Die interne Organisation ist durch ein beeindruckendes Raumkontinuum geprägt, das die innere Erschließung definiert und die Nutzer geschickt und ebenso erlebnisreich durch das Volumen leitet. Die Jury lobt in allen Punkten diese komplexe Idee von Raum, mit der unverwechselbare prägnante Situationen geschaffen werden. Studierende, Forschende und Gäste werden ganz selbstverständlich und gleichberechtigt empfangen. Hier findet jeder sein Ziel und alle einen Ort um zu verweilen, sich auszutauschen und in kleineren informellen Gruppen zu arbeiten. Die Seminarräume ebenso wie die Büroräume sind gut positioniert und zeigen eine gute Tageslichtnutzung auf.
Die Gesamtstruktur des Gebäudes überzeugt hinsichtlich seiner Klarheit im Ausdruck, einer einfachen Orientierung und einer durchgängigen Übersichtlichkeit. Die räumlich schön herausgearbeiteten Zugänge zu den Seminarräumen sind in Teilbereichen zu eng dimensioniert. Die Nutzflächen 1-6 sind überhöht. Die Raumzuschnitte, Raumgrößen und Proportionen der Seminarräume können noch nicht vollumfänglich überzeugen.
Die Büroflächen versprechen gute Arbeitsplatzqualitäten. Die Möglichkeiten für studentische Eigenarbeit sind in den Erschließungsräumen angedeutet und nicht weiter ausdifferenziert. Die vielfältigen Nutzungsmöglichkeiten der Flächen sind zu schematisch dargestellt.
Im Erdgeschoss ist die Abfolge der Flächen aus Copy-Shop, Beratungsflächen, Ausstellungsflächenflächen und Hintergrundbüros noch nicht optimal gelöst. Auch können die Belichtungsqualität der Ausstellungsflächen und der AHS – Raumes noch nicht überzeugen.
Der Wettbewerbsbeitrag liegt – bezogen auf den vorgegebenen Kostenrahmen – in der vergleichenden Kostenbetrachtung über dem vorgegebenen Wert im erhöhten Bereich, jedoch unter dem Durchschnitt aller Wettbewerbsbeiträge. Der Bruttorauminhalt des Wettbewerbsbeitrags liegt in der vergleichenden Betrachtung über dem Wert der Annahme aus dem “0“-Projekt und geringfügig über dem Durchschnitt aller Wettbewerbsbeiträge. Das Raumprogramm ist übererfüllt. Die Verwendung von automatischen Fassadenklappen birgt die Gefahr von Außenschall-, Zugluft- und Schmutzeinbringung.

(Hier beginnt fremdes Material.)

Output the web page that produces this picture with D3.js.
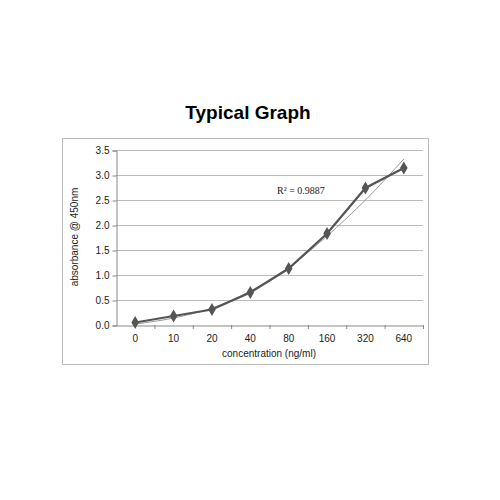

Die Energieeffizienzanforderungen des Landes Hessen können mit dem Wettbewerbsbeitrag gut erfüllt werden. Im Verhältnis zu den anderen eingereichten Arbeiten ist die Bewertung der Gebäudehülle im oberen Mittelfeld anzusiedeln. Der leicht erhöhte Glasflächenanteil in der Fassade lässt erwarten, dass das Gebäude ohne besondere technische Aufwendungen konditioniert werden kann und vergleichsweise geringe Wärmeverluste zu erwarten sind. Die vorgeschlagene PV-Anlage erscheint realistisch dimensioniert. Es ist positiv zu bewerten, dass die vorhandenen Potentiale ausgeschöpft werden sollen.
Insgesamt stellt die Arbeit für die vorgesehene Nutzung eine eigenständige und sehr überraschende Gebäudetypologie vor. Das geplante Seminargebäude ist ein Haus, das ohne Flure auskommt. Vielmehr zeigt die innere Erschließung ein spannendes Raumkontinuum, das die Begegnung und Kommunikation fördert. Durch Ausdruck, Materialität und Prägnanz bietet der Beitrag im Zusammenspiel mit der geplanten Bibliothek eine sehr gute Grundlage für die Entwicklung eines räumlich wirksamen Ensembles, das den neuen Campus als einen besonderen, unverwechselbaren Ort in der deutschen Hochschullandschaft verankert.